Not Your Fault?

During my commute to work this morning, a cyclist ahead of me was doored by a woman exiting a parked car just before the intersection of Beacon/Hampshire St and Cambridge St.

I didn’t stop as I rolled by (he got up just fine, no limping, said that he was ok when I asked), but saw that his front basket was knocked out of place and maybe something else was wonky with his handlebars. I did suggest that they maybe call the police since it was technically a car accident.

Here’s what troubled me: As I approached I heard the cyclist mumbling “…sorry…due to happen at some point…,” looking extremely apologetic.

Granted, I did not actually see the door-ing since I had my eye on another vehicle who was about to pull into my path just as the accident took place.  But I confirmed with the cyclist that he was indeed doored – and I just can’t think of any situation where it could possibly be the cyclist’s fault to be doored.

The woman in the car got out, looked slightly guilty but never apologized.

The whole thing was very odd.

3 Comments »

  1. Rebecca Albrecht Said,

    November 1, 2012 @ 12:57 pm

    In the US, transport planners don’t focus on the causes of danger to improve cyclist safety. The expectation is that the cyclist needs to look out for their own safety and if the cyclist doesn’t we blame the victim. Probably, the cyclist has been conditioned to think, ‘If I had been paying better attention this wouldn’t have happened’. The car driver probably thought the same thing. It’s very upsetting to me to hear about the dangers that cyclists have to put up with because of bad road design. Our city officials are unwilling to give a larger share of the public space to cyclists nor require autos to drive at far lower speed than they do now. Out & About – aka Burdock

  2. Chris Said,

    November 2, 2012 @ 10:48 am

    Wait, what – you didn’t stop? You didn’t call the police yourself?

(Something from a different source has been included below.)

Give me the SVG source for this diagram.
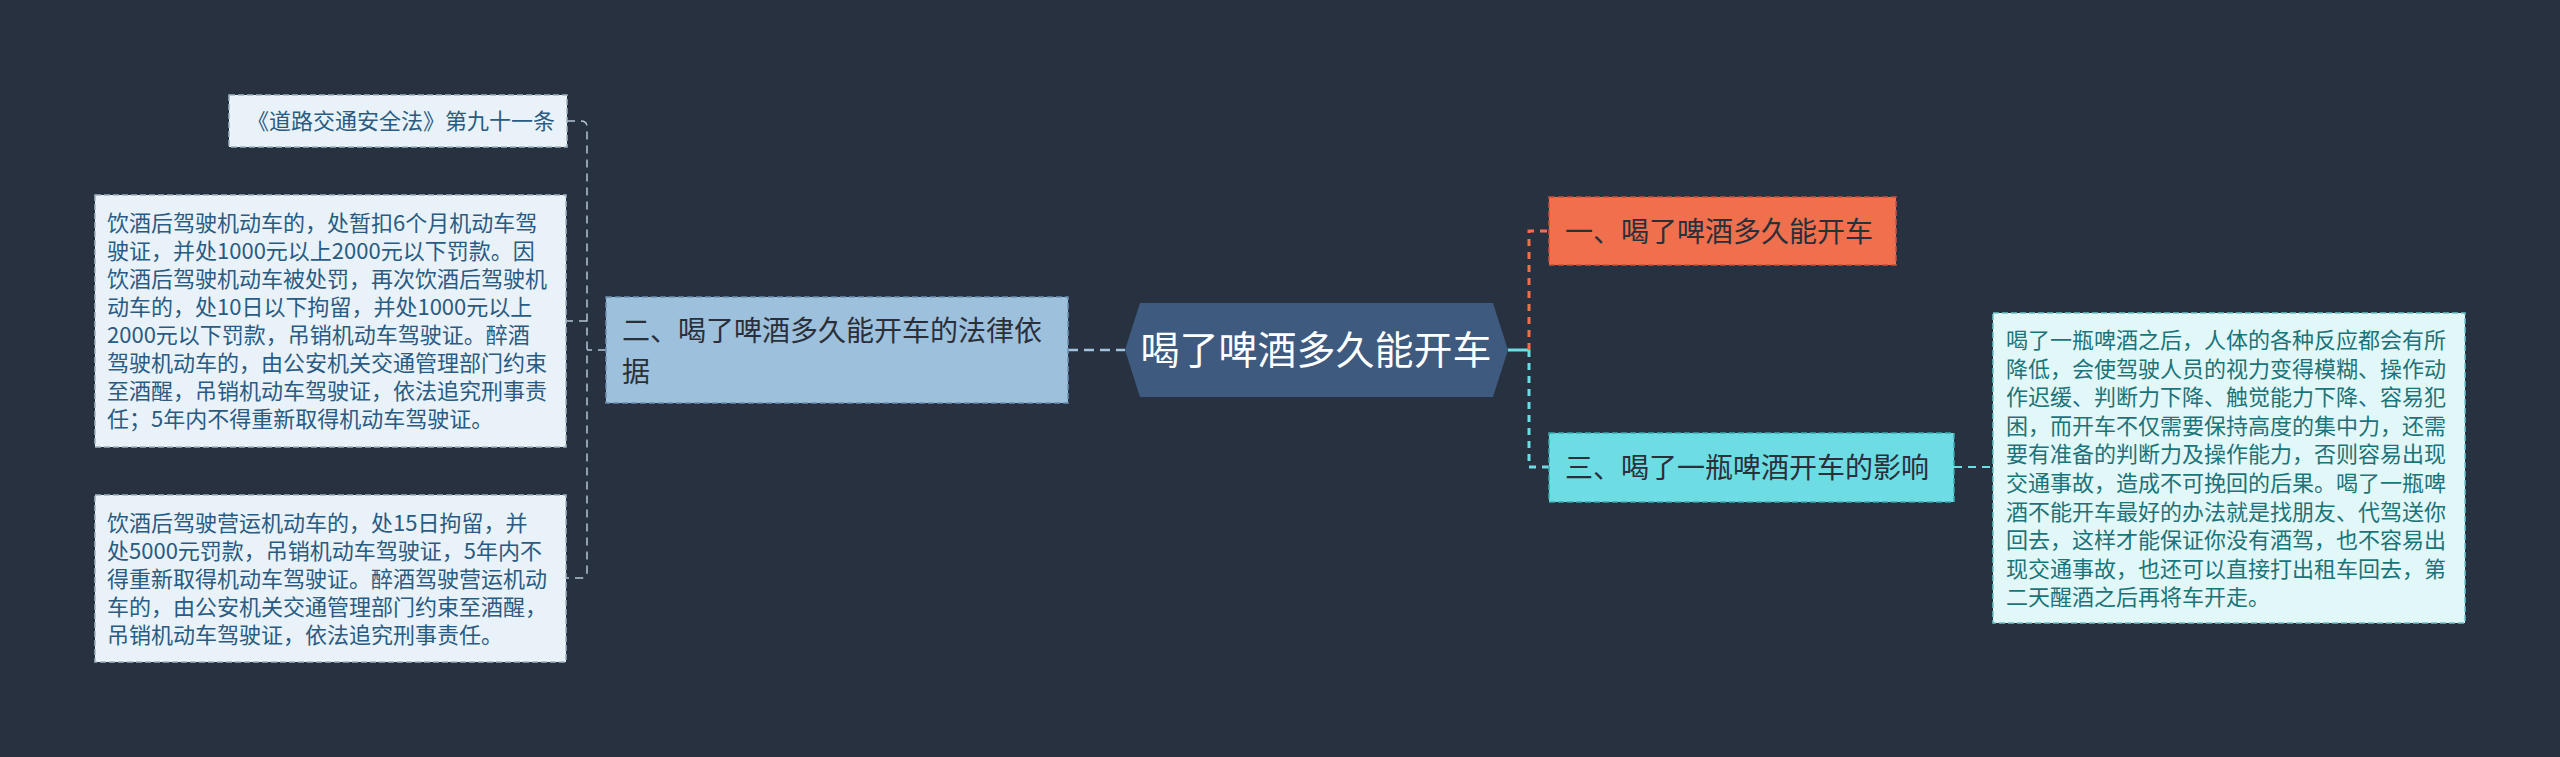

    I can understand not pounding the living *&#^ out of the car driver – although I’d have done so myself – but at least make the driver feel severely intimidated and fearful for their own safety.

  3. yourstruly Said,

    January 17, 2013 @ 12:39 pm

    What could I do if I called the cops? I didn’t actually see the accident. I would provide zero feedback. All I had was this exchange with the cyclist:

    Me: “Were you doored? Are you ok?”
    Guy: “Yes. Yes I’m fine.” (he then turned his attention to his bike)
    Me: “Maybe call the police?”
    Guy: (No response)

    I don’t think I would’ve been much help, but you’re right, I could’ve stopped to ask again, he was probably still a bit shaken by the impact.